**GIVEN MATERIAL:**
[BEGIN]

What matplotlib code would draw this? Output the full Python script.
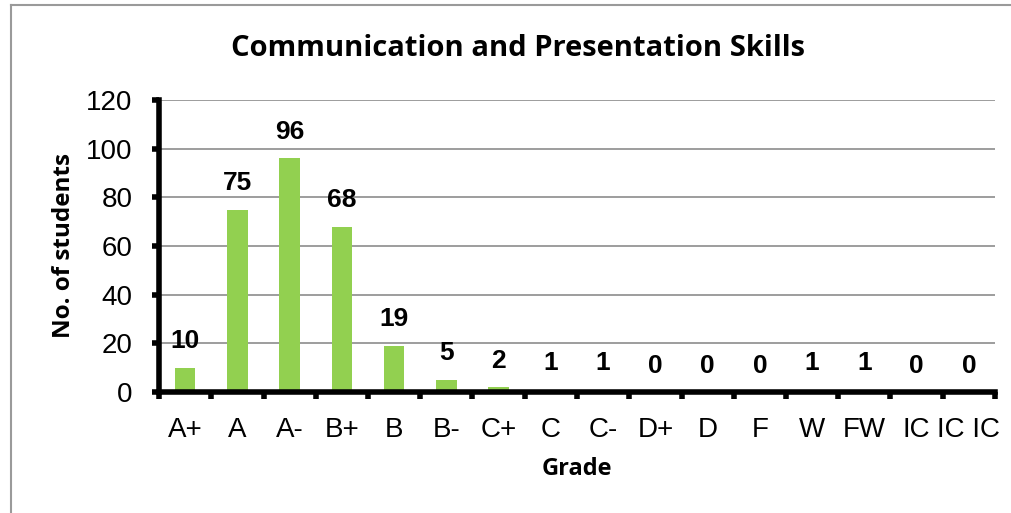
import matplotlib
matplotlib.use("Agg")
import matplotlib.pyplot as plt
from matplotlib.lines import Line2D

categories = ["A+", "A", "A-", "B+", "B", "B-", "C+", "C", "C-", "D+", "D", "F", "W", "FW", "IC", "IC IC"]
values = [10, 75, 96, 68, 19, 5, 2, 1, 1, 0, 0, 0, 1, 1, 0, 0]
yticks = [0, 20, 40, 60, 80, 100, 120]

W, H = 1011, 513
fig = plt.figure(figsize=(W / 100, H / 100), dpi=100)
ax = fig.add_axes([159 / W, 1 - 392 / H, (995 - 159) / W, (392 - 100) / H])

x = list(range(len(categories)))
bars = ax.bar(x, values, width=0.39, color="#92D050", zorder=3)
ax.set_xlim(-0.5, len(categories) - 0.5)
ax.set_ylim(0, 120)
ax.set_yticks(yticks)
ax.set_yticklabels([str(v) for v in yticks], fontsize=20, family="Liberation Sans")
ax.set_xticks(x)
ax.set_xticklabels(categories, fontsize=20, family="Liberation Sans")
ax.tick_params(axis="x", which="major", length=0, pad=18)
ax.set_xticks([i + 0.5 for i in range(-1, len(categories))], minor=True)
ax.tick_params(axis="x", which="minor", length=5, width=4, direction="out")
ax.tick_params(axis="y", which="major", length=5, width=4, direction="out", pad=14)

ax.grid(axis="y", color="#8c8c8c", linewidth=1.2, zorder=0)
ax.set_axisbelow(True)
for s in ["top", "right"]:
    ax.spines[s].set_visible(False)
for s in ["left", "bottom"]:
    ax.spines[s].set_linewidth(4)
    ax.spines[s].set_zorder(5)

for xi, v in zip(x, values):
    ax.annotate(str(v), (xi, v), xytext=(0, 19), textcoords="offset points",
                ha="center", va="center", fontsize=19, fontweight="bold",
                family="Liberation Sans")

ax.set_ylabel("No. of students", fontsize=17.5, fontweight="bold", family="Open Sans", labelpad=7)
ax.set_xlabel("Grade", fontsize=17, fontweight="bold", family="Open Sans", labelpad=10)
fig.text(518 / W, 1 - 48 / H, "Communication and Presentation Skills", ha="center", va="center",
         fontsize=21, fontweight="bold", family="Open Sans")

fig.add_artist(Line2D([11 / W, 11 / W], [0, 1 - 5 / H], transform=fig.transFigure, color="#9a9a9a", linewidth=1.5))
fig.add_artist(Line2D([11 / W, 1], [1 - 5 / H, 1 - 5 / H], transform=fig.transFigure, color="#9a9a9a", linewidth=1.5))

fig.savefig("out.png", dpi=100)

[END]

With the pictures left out, restate word for word every line of the data above, from the first down to the line that contains "ax = fig.add_axes([159".

What matplotlib code would draw this? Output the full Python script.
import matplotlib
matplotlib.use("Agg")
import matplotlib.pyplot as plt
from matplotlib.lines import Line2D

categories = ["A+", "A", "A-", "B+", "B", "B-", "C+", "C", "C-", "D+", "D", "F", "W", "FW", "IC", "IC IC"]
values = [10, 75, 96, 68, 19, 5, 2, 1, 1, 0, 0, 0, 1, 1, 0, 0]
yticks = [0, 20, 40, 60, 80, 100, 120]

W, H = 1011, 513
fig = plt.figure(figsize=(W / 100, H / 100), dpi=100)
ax = fig.add_axes([159 / W, 1 - 392 / H, (995 - 159) / W, (392 - 100) / H])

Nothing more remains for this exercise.